Dataset items:
-*-

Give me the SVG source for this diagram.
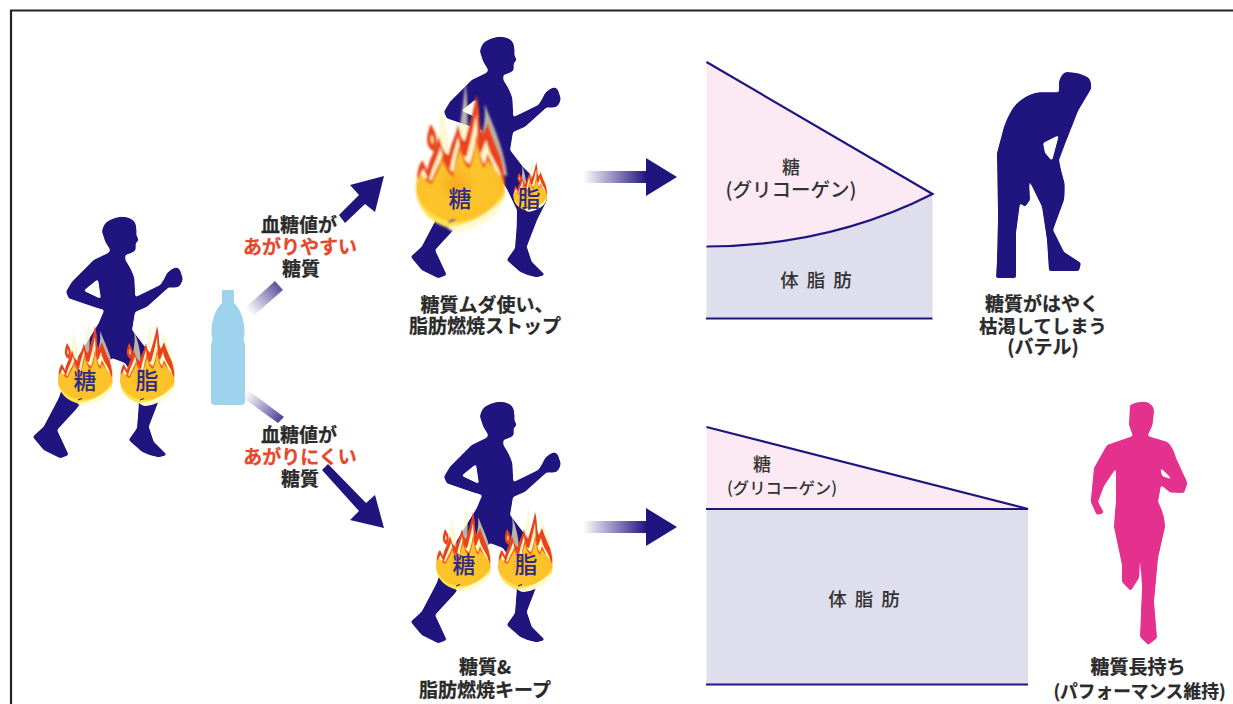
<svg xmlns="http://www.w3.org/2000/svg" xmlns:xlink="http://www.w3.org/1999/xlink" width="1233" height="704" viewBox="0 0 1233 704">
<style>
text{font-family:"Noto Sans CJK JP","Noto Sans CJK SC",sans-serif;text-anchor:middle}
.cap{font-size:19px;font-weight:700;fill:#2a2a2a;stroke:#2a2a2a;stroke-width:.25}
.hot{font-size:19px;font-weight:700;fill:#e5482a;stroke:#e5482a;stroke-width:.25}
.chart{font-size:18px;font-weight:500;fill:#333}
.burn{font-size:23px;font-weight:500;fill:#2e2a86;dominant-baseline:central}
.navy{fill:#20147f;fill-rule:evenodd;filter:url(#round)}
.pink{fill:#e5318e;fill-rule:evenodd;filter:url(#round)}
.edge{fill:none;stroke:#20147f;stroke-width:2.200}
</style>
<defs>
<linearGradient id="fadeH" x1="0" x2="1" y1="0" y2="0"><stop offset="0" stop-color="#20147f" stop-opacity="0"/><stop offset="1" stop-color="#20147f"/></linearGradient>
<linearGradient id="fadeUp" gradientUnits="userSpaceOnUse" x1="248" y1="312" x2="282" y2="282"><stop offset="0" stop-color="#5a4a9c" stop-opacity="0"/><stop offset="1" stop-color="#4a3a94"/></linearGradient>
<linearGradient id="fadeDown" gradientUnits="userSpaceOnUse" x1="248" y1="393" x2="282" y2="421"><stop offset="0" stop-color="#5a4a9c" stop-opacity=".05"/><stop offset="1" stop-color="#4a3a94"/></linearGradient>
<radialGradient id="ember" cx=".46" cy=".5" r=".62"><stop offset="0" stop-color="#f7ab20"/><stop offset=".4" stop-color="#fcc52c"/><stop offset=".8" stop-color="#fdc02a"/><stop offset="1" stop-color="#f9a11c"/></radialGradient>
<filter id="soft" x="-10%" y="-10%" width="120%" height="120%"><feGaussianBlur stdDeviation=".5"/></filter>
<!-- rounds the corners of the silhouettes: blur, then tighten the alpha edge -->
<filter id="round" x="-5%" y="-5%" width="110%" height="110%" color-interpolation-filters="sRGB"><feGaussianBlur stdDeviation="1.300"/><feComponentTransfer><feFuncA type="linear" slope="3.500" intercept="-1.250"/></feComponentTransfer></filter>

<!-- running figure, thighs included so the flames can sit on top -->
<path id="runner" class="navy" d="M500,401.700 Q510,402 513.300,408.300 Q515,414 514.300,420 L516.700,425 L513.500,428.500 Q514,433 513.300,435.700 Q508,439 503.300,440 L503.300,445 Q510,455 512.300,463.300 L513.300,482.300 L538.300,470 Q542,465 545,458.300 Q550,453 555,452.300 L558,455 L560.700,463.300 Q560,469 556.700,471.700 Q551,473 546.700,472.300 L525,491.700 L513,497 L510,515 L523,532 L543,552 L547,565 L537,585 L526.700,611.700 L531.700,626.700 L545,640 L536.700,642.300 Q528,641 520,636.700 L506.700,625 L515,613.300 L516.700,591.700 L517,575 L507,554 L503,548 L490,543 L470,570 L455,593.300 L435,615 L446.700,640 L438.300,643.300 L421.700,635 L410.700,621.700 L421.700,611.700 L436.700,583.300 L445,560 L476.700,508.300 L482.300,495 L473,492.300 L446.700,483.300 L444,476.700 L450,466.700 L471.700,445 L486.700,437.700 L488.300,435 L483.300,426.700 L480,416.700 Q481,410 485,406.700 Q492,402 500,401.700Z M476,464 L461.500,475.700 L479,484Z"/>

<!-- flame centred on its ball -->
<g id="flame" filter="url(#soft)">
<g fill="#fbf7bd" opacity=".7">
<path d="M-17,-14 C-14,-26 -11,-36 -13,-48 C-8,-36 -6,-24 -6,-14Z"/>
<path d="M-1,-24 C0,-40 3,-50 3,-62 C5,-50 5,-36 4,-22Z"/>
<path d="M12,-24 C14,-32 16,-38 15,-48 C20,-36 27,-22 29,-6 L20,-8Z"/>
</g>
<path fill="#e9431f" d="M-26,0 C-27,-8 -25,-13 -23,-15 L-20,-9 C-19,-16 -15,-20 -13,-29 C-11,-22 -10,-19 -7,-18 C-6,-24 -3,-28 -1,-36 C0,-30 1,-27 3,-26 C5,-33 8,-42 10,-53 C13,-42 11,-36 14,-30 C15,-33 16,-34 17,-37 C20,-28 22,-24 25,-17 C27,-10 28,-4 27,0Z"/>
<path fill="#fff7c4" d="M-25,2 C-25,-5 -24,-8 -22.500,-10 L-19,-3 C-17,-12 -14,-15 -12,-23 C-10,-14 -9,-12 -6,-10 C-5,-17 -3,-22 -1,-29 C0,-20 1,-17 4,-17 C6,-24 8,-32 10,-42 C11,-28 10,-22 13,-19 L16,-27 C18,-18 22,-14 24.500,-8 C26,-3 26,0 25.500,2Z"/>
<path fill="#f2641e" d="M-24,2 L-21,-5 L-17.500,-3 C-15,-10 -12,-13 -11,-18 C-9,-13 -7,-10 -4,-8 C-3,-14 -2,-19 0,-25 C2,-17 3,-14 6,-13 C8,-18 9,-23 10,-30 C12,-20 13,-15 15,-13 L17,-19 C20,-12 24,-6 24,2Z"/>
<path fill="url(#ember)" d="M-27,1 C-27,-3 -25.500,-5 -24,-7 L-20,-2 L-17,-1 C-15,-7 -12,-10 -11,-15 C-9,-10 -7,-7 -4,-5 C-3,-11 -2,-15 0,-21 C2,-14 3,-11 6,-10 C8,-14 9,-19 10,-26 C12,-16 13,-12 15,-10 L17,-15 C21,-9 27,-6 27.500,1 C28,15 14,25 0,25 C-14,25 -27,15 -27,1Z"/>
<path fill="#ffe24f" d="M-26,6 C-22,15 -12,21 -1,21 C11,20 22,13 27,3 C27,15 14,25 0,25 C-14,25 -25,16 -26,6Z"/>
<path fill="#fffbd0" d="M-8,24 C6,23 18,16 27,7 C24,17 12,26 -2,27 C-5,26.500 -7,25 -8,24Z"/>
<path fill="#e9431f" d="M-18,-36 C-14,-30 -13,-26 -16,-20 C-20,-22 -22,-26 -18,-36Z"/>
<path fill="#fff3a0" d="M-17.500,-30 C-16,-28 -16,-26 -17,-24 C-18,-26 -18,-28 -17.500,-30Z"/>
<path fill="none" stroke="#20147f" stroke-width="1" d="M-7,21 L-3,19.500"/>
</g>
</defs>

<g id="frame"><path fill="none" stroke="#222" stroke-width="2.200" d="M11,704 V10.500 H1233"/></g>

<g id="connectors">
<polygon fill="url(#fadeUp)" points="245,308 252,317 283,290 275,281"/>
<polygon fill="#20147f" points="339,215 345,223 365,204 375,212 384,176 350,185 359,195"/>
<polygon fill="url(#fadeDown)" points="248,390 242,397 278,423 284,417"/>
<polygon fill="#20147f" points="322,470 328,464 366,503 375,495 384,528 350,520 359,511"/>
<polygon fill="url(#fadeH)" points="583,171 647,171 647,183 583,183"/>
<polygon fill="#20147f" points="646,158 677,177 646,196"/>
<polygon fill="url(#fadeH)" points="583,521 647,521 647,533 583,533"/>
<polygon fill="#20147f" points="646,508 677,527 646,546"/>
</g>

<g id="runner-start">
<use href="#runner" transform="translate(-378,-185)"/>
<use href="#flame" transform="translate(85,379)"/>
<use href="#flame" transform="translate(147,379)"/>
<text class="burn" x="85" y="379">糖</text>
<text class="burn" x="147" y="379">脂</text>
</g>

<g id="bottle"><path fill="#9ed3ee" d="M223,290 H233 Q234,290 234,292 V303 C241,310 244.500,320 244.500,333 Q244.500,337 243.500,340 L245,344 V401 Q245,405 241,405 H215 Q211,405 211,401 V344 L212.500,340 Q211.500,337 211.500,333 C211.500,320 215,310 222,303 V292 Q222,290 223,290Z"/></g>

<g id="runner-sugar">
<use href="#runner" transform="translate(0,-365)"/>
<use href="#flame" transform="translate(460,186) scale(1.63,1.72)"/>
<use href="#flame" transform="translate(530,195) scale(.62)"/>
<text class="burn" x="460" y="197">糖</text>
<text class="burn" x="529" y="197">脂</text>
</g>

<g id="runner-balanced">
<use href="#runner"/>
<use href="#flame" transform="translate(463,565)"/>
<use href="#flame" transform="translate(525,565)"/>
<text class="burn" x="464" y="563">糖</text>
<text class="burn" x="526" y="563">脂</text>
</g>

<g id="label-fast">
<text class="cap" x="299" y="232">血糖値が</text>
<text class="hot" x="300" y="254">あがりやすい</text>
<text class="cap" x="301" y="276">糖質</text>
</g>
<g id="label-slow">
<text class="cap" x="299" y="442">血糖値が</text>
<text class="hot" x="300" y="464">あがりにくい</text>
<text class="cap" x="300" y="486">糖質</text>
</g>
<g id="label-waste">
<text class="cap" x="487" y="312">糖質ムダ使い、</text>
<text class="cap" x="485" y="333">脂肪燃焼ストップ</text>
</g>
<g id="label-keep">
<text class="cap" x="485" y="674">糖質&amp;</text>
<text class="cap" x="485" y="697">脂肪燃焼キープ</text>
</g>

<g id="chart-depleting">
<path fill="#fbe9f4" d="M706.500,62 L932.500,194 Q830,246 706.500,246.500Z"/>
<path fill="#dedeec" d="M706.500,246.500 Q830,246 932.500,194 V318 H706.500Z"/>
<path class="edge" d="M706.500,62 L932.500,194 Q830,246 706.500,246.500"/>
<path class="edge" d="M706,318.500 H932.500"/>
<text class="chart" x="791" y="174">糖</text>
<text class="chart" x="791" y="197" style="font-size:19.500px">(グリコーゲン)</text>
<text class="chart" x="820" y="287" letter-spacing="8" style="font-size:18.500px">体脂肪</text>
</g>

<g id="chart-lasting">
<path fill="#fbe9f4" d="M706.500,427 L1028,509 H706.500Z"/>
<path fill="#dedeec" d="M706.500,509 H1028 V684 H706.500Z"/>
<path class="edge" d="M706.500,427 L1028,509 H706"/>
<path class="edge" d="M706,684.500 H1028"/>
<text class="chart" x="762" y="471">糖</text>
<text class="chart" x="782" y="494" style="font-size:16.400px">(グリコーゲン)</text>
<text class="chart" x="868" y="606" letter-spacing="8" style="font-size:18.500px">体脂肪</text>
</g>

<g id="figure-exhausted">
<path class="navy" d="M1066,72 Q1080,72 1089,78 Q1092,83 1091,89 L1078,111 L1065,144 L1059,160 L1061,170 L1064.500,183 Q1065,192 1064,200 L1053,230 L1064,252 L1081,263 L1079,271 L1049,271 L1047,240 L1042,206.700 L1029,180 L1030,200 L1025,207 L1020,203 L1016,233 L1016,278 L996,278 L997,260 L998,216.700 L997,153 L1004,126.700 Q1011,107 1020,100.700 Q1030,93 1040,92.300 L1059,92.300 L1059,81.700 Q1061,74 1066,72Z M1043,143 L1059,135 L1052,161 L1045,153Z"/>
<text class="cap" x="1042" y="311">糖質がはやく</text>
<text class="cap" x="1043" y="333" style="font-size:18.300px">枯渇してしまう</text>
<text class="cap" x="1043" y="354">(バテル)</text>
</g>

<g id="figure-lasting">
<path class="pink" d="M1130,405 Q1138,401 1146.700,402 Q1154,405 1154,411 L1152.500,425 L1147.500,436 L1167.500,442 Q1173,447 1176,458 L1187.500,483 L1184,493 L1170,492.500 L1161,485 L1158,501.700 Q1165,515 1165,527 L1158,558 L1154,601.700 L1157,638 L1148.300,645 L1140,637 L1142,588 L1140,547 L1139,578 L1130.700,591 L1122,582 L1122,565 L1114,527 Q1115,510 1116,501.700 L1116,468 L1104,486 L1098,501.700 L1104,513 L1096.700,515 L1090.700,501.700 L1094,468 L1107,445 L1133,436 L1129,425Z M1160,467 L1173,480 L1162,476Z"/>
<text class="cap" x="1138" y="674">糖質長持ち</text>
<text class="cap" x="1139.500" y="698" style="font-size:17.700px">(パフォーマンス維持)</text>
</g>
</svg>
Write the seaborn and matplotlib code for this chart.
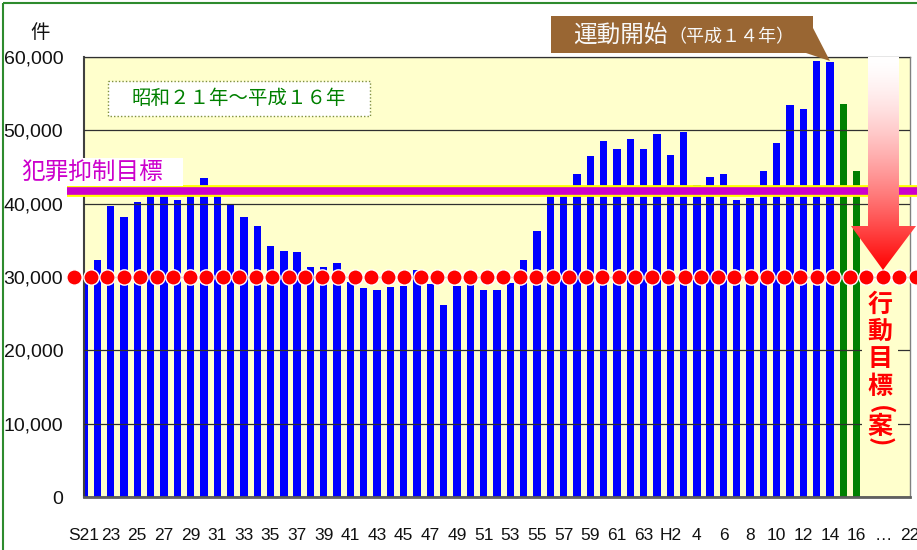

-*-

*Work to be completed*: Scan the listing above. Collect all lines with the word "chart".

*Output of the exercise*:
.chart{font-size:18px;font-weight:500;fill:#333}
<g id="chart-depleting">
<text class="chart" x="791" y="174">糖</text>
<text class="chart" x="791" y="197" style="font-size:19.500px">(グリコーゲン)</text>
<text class="chart" x="820" y="287" letter-spacing="8" style="font-size:18.500px">体脂肪</text>
<g id="chart-lasting">
<text class="chart" x="762" y="471">糖</text>
<text class="chart" x="782" y="494" style="font-size:16.400px">(グリコーゲン)</text>
<text class="chart" x="868" y="606" letter-spacing="8" style="font-size:18.500px">体脂肪</text>
Write the seaborn and matplotlib code for this chart.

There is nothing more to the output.